The quieter win was harder to put a number on. Decisions that used to happen informally, in someone’s head, became traceable, which made the whole operation easier to govern.
If I were starting again
I would not kick off a big Agentic BI programme. I would run a six-week pilot on a single decision. Week one, pick that decision and write it in one sentence: “Should we dispatch standby when a check-call is missed?” If it does not fit on one line, it is too big. Week two, write the rulebook with the operations people, not the engineers: the trigger, the evidence needed, the action at each tier, the owner, and the things the system must never do. Fifteen to twenty-five rules is plenty. Week three, build the rules engine and the feedback log, and leave the model out entirely. Week four, add the model, but only to explain what the rules decided. Week five, run it in shadow mode against what people actually do. Week six, go live with one friendly team and measure acceptance, time to action, false alarms, and missed risks. If that one decision does not improve, do not scale. Fix the decision, the rules, or the workflow first.

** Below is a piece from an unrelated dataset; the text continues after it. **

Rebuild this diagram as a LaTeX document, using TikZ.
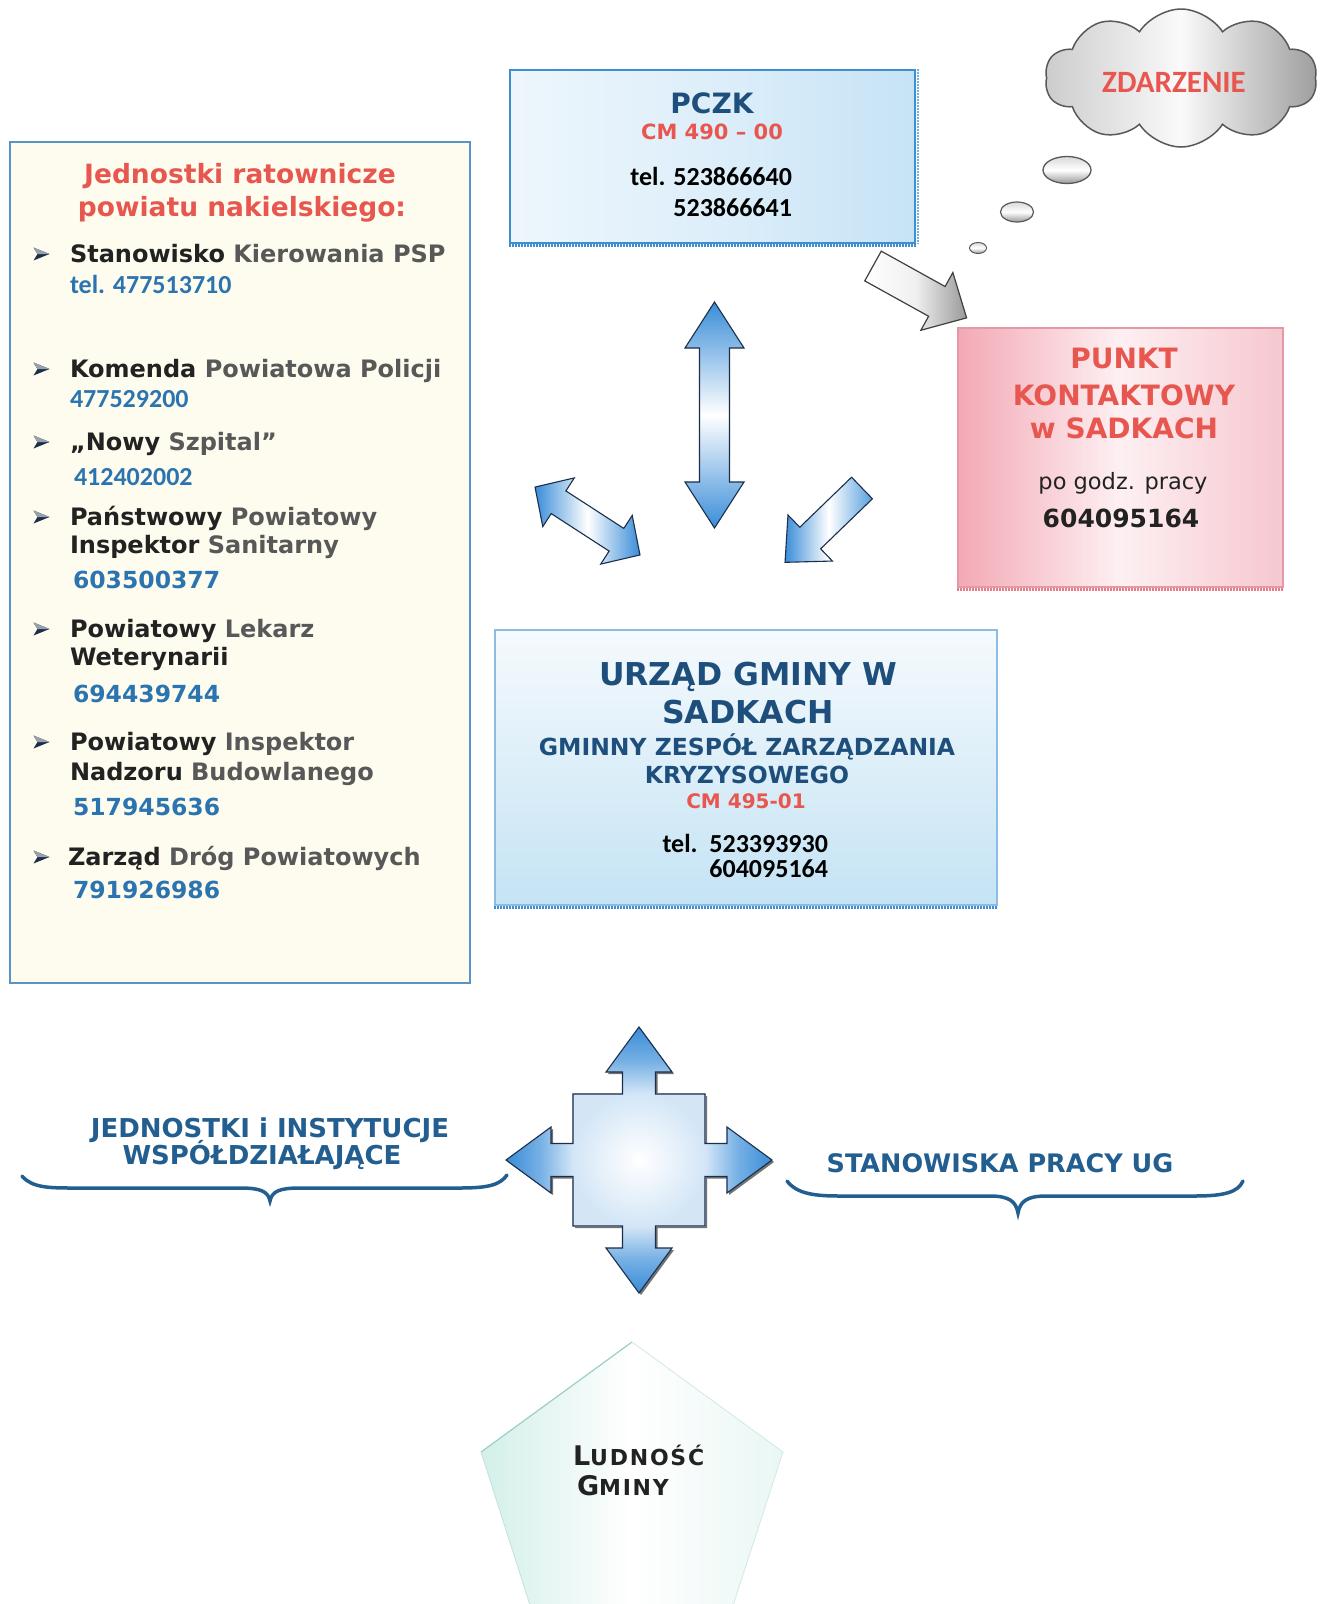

This is not abstract caution. Gartner has warned that a large share of agentic AI projects will be scrapped by 2027, often because the business value was never clear and the controls were never there. Proving one decision before you scale is how you stay on the right side of that statistic.
What it comes down to
Most Agentic BI that actually works in production is less exciting than the demos promise. No magic dashboard, no autonomous manager. Just clean operational data, well-written rules, reasoning you can see, a human signing off, and a language model used carefully for the part it is genuinely good at. It sounds boring. Boring tends to be what survives contact with real operations.
If the goal is helping a controller at 06:47 work out which of three problems to deal with before the handover, a bigger model is almost never the answer. A clearer rulebook, better context, visible reasoning, and a feedback loop nobody hides from will get you further. That is the actual work.